Shares slid to $62.42 on Tuesday as investors locked in gains from a blistering three-week rally that had pushed the stock up more than 18% in early June. The catalyst for that rally: Penguin Solutions reaffirmed its full-year fiscal 2026 outlook, guiding both net sales and earnings per share toward the high end of its range, fueled by what it called "agentic AI-driven demand." Today's pullback looks like a classic case of profit-taking — selling to pocket winnings after a fast run-up — but the bigger question is whether the company's AI pivot can support a stock that has already surged 265% year-to-date.
Two Wall Street Firms Tripled Their Bets, and the Stock Still Fell
Stifel raised its price target to $66 from just $24 , and Rosenblatt lifted its target to $65 from $54, keeping Buy ratings.
Stifel now projects fiscal 2027 earnings per share of $3.15, valuing the stock at 21 times that estimate. Yet with shares already trading near those targets, the near-term upside looks thin — meaning even bullish analyst endorsements weren't enough to prevent sellers from stepping in.
Memory Sales Are Soaring, but the Other Half of the Business Is Shrinking
Q2 net sales of $343 million were down 6% year-over-year, but the memory segment grew 63%, driven by AI demand and favorable pricing. That strength masked a serious weak spot: advanced computing revenue fell 42% because Penguin is winding down one product line and seeing fewer large hyperscaler deals. Shareholders need to watch whether the booming memory business can keep compensating for that drag.
The Guidance Upgrade Is Real — but So Is the Valuation Stretch
Management raised its fiscal 2026 midpoint outlook to 12% net sales growth (up from 6%) and non-GAAP earnings of $2.15 per share (up from $2.00).
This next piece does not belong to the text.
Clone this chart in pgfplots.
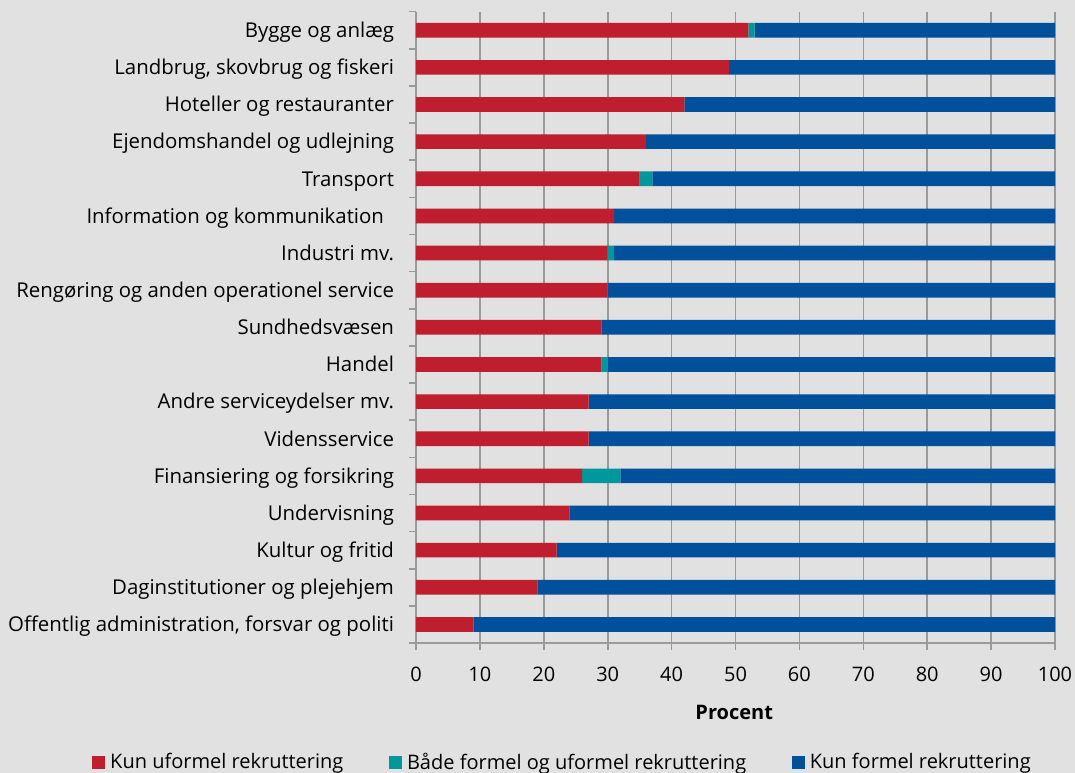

Yet at a trailing price-to-earnings ratio above 97 and an enterprise value of $3.66 billion , the stock is pricing in years of flawless execution. A stumble in the July 7 earnings report could trigger a much steeper correction.
A Leadership Shakeup Adds a Wild Card
CFO Nate Olmstead will depart July 8, with finance VP Aaron Johnson stepping in as interim replacement.
Insiders have made eight open-market trades in six months — all sales, zero purchases — a pattern that suggests management may be less convinced than analysts that the rally has room to run.